TASK PROMPT: Omit the pictures and output exactly the lines from the start of the entries through the line containing "15 - Alagoas".

PROVIDED DATA:
★ ★ ★ ★ ★ ★ ★

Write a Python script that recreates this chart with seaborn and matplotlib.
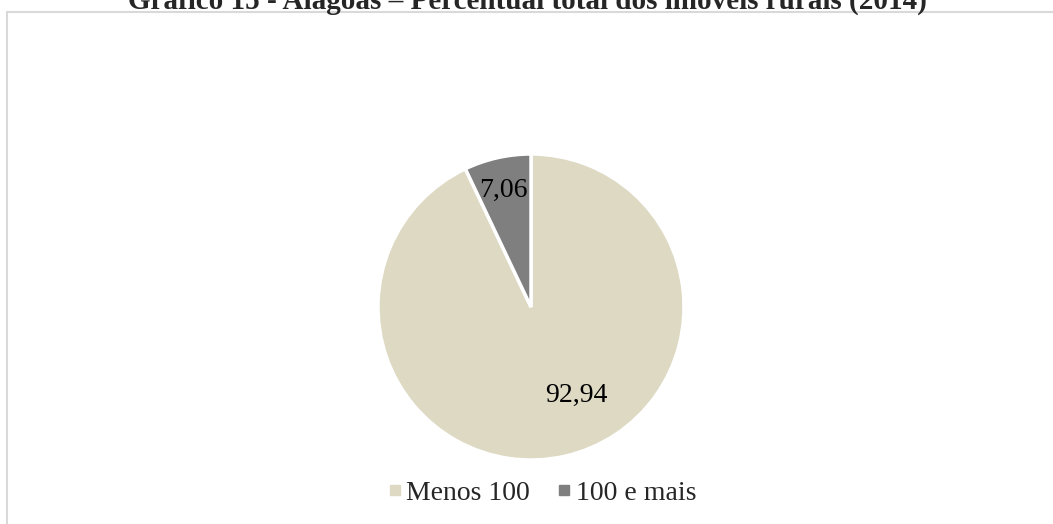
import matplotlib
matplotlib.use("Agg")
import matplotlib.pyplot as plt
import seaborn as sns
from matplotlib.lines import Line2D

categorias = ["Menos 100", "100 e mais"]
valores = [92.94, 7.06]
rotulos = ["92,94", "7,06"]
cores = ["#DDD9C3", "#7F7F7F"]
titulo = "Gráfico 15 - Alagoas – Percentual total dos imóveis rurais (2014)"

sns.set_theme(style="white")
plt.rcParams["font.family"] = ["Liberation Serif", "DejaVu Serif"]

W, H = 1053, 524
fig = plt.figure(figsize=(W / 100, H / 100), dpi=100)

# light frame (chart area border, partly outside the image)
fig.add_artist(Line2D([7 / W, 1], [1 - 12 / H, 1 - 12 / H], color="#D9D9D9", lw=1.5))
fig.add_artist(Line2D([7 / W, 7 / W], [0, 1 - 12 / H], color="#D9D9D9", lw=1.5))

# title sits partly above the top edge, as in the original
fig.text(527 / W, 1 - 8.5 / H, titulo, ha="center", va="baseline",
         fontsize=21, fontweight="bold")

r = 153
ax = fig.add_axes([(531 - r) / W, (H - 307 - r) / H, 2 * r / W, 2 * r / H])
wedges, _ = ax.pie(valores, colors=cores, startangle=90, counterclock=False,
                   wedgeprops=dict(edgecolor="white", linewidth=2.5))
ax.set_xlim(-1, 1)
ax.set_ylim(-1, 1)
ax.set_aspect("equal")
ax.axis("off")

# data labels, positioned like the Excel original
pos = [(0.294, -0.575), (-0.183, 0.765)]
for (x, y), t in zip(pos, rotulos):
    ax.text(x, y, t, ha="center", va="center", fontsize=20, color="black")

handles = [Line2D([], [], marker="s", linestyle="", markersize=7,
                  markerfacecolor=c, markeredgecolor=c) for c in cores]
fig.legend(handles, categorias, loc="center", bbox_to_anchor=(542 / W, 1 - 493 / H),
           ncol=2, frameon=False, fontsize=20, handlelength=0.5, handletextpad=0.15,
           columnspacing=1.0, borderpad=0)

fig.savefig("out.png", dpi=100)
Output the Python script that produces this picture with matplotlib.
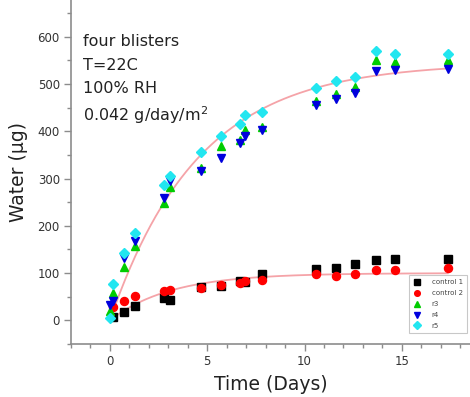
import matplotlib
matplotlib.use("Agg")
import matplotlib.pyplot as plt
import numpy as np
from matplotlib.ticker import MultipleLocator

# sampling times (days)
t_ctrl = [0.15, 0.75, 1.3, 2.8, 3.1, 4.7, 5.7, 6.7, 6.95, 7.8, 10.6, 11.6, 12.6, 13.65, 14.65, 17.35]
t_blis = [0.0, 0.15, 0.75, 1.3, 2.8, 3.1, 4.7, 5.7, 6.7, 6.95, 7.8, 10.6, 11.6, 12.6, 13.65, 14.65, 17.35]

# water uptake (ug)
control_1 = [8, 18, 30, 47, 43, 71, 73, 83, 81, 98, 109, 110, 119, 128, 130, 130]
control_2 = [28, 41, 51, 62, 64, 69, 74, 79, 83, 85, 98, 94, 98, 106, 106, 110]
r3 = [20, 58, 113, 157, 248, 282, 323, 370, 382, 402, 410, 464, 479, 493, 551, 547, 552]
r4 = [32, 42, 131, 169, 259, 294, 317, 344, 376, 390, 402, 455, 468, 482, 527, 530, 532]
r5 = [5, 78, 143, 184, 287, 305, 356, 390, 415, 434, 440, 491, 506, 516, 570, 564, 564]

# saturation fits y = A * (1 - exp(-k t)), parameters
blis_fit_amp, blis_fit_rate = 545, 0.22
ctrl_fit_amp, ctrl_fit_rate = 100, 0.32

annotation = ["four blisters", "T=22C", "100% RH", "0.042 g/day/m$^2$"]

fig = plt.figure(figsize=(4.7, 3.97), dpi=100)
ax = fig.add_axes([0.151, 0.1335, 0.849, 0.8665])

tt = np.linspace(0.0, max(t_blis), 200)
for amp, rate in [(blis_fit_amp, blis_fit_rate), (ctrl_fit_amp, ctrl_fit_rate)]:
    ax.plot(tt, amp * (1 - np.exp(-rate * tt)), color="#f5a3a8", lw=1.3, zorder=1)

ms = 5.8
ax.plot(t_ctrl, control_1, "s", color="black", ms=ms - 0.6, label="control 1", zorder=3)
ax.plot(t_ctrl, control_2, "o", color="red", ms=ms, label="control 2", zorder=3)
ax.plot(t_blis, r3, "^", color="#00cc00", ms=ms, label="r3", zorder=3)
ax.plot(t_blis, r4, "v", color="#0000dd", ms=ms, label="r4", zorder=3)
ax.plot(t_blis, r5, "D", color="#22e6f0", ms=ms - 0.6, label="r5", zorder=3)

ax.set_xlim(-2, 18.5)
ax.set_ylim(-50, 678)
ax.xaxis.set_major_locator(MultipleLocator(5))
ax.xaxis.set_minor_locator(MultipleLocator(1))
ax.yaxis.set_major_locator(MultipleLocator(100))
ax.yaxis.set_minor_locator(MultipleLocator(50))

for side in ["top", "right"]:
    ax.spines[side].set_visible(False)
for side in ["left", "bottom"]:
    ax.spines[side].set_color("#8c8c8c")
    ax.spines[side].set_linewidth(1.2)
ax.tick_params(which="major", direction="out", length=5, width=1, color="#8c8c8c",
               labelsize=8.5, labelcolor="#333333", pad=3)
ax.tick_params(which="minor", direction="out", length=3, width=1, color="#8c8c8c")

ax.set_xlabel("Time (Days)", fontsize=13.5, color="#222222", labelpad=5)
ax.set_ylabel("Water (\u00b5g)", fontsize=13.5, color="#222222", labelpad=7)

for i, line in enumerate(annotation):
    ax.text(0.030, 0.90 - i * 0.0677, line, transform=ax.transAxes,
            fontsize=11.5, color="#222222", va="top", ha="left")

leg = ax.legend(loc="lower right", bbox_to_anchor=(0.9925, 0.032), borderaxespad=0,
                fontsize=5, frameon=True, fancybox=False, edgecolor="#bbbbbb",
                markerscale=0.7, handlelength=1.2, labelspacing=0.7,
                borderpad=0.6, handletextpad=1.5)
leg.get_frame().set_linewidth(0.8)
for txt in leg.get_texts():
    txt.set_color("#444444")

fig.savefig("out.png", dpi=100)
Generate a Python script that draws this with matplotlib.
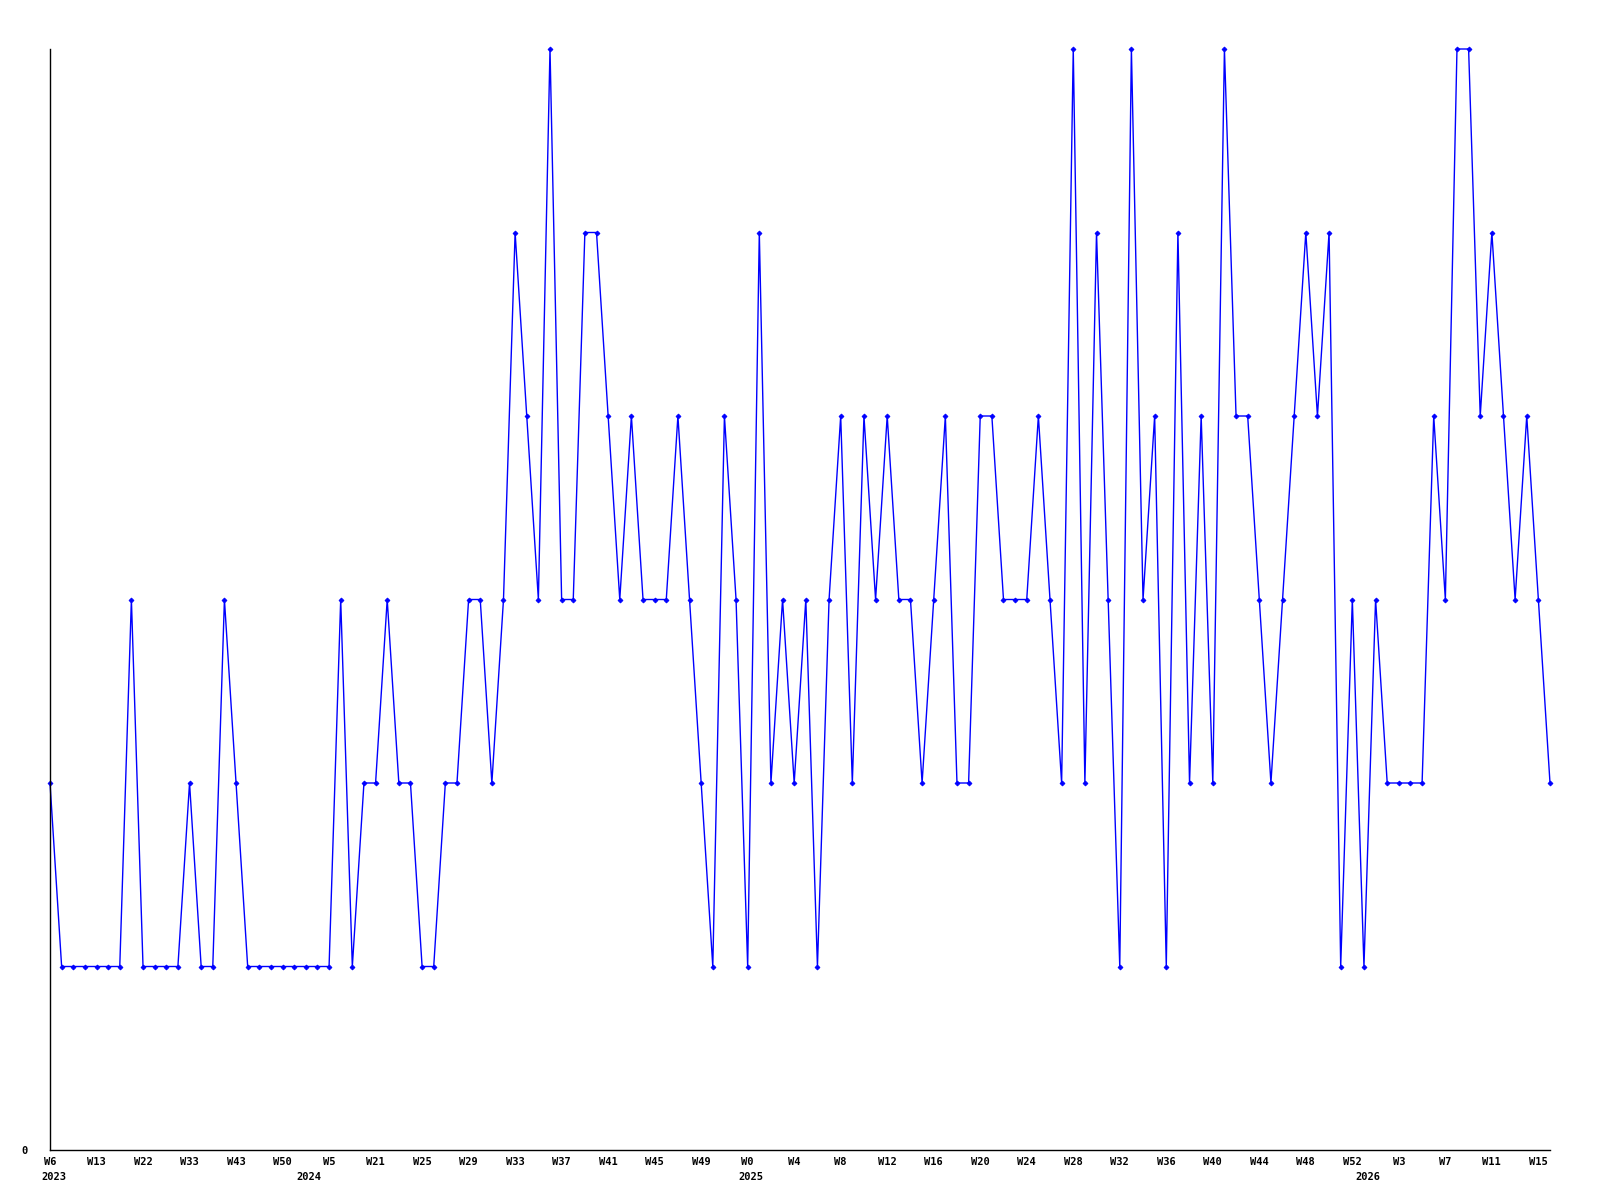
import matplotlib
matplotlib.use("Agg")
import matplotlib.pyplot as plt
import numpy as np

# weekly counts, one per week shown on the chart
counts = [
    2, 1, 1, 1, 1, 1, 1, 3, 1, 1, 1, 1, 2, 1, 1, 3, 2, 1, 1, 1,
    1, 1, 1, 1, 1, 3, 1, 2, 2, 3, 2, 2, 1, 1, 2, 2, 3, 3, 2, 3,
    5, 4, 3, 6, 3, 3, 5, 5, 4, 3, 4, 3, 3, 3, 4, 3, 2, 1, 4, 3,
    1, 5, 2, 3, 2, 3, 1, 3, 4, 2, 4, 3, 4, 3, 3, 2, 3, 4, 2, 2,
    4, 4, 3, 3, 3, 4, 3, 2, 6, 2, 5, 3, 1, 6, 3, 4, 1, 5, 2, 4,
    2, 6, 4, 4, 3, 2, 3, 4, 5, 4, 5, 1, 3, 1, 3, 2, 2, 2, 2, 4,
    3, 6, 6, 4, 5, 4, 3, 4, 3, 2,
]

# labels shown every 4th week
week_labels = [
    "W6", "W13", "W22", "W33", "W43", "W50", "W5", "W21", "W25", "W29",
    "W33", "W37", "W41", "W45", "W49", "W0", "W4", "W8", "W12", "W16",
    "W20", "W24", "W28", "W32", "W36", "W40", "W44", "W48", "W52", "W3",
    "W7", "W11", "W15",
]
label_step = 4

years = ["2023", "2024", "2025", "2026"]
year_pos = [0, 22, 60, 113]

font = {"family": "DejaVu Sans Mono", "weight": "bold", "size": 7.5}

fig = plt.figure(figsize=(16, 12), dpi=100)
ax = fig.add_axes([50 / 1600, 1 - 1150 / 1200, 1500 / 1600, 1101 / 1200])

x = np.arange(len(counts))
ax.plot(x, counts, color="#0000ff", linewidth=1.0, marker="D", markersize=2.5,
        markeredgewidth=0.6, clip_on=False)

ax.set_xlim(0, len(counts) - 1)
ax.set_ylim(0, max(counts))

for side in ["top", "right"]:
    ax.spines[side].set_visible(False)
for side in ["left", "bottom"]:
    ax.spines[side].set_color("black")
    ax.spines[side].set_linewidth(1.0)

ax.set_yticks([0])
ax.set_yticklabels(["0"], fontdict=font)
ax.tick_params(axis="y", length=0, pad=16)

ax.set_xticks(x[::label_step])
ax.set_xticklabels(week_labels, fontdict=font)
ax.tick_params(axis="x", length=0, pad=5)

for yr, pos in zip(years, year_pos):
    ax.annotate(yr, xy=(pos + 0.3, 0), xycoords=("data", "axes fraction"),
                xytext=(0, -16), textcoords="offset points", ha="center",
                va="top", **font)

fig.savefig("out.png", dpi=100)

★ ★ ★ ★ ★ ★ ★

SOLUTION TO THE EXERCISE:
Write a Python script that recreates this chart with seaborn and matplotlib.
import matplotlib
matplotlib.use("Agg")
import matplotlib.pyplot as plt
import seaborn as sns
from matplotlib.lines import Line2D

categorias = ["Menos 100", "100 e mais"]
valores = [92.94, 7.06]
rotulos = ["92,94", "7,06"]
cores = ["#DDD9C3", "#7F7F7F"]
titulo = "Gráfico 15 - Alagoas – Percentual total dos imóveis rurais (2014)"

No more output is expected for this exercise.